I was also reading that if you don't charge regularly to 3.92V/cell, you can have SEI buildup on the anode. So perhaps charging to 60% is the best option?
BU meta description needed...
batteryuniversity.com
I wouldn’t guess the article really says
“ if you don't charge regularly to 3.92V/cell, you can have SEI buildup on the anode.”
I just scanned it briefly, and couldn't see it.
Most certain they mean to stay below 3.92V. Not that you gain anything to actually go up there if you can stay below.
SEI is the main calendar aging degradation factor. There is a (thin) SEI layer formed the first time a lithium ion battery is charged, which is fine/ok( we really cannot be without it, as we need to charge the battery).
SEI Grows from time x SOC x temp.
The SEI can also crack, creating openings which causes a new layer which increase the thickness further.
The lower the SOC, the less is the SEI growth. The lower the temp, the lower is the SEI growth. The longer the time, the thicker the layer gets.
I have not seen
any research report finding the need to charge to 3.92V. I did read
a lot of research. Actually more or less anyone accessible on the net, including quite a few that needs the authors approval to be downloaded.

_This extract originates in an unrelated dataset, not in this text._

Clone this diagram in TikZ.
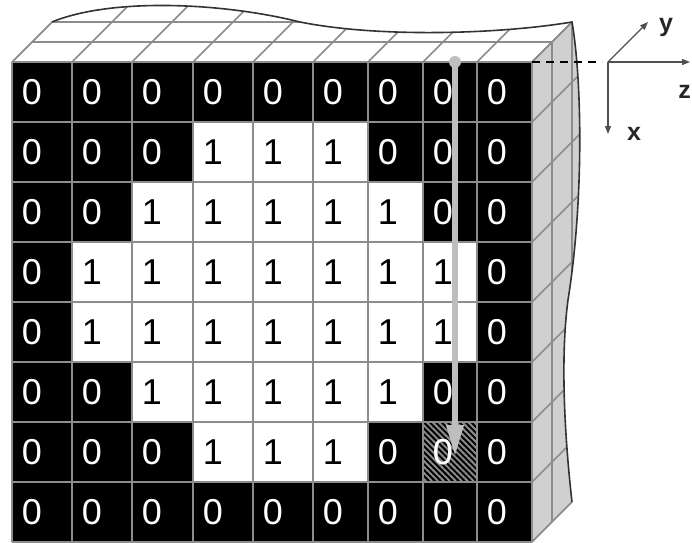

I will bail out from a long post by linking to one of the easiest read reports that actually covers most of the parts that can be of interrest for a EV owner:
Good research report
I chosed this report as it covers all the aspects we discussed so far. There are reports that go more into the deep but they mostly look into only one thing(like calendar aging only).
Its not too long, but if you like to shorten the time look at this:
1.4 Contributions
2.2.1 Calendar aging and cyclic aging
5.2.1 Calendar aging tests (including graph)
5.2.2 Cyclic aging tests (including graphs page 51 and 52)
5.3.1 Aging in small SOC intervalls(including graphs page 59)
The battery cells in the research is NMC/LCO mixed cells, but the principles is the same for Tesla/Panasonic. All graphs referenced above shows the principle that is also valud for these( exact numbers/cycles is not the same, but the effect of calendar aging and cyclic aging is).
Important: FCE= Full Cycles Equivalent. This means that for one FCE there is 10 cycles with 10% DoD, or 2 with 50% DoD.
1000 FCE with 10% DoD is actually 10.000 small cycles.
Comments to the ‘should read pages’:
5.2.1: Low SOC is king, and High temp with high SOC is not good. Time = wear.
5.2.2: Small DoD(cycles) at low SOC= the batteries lives forewer!
0-90% gives some 3000 FCE
60-70% gives about 5000
40-50% seem to flat out at 85% capacity and live long.
10-20% stays above 90% capacity forewer!
5.3.1 Aging dependent of SOC
Its very clear that the lower the cycle is in SOC, the less the wear.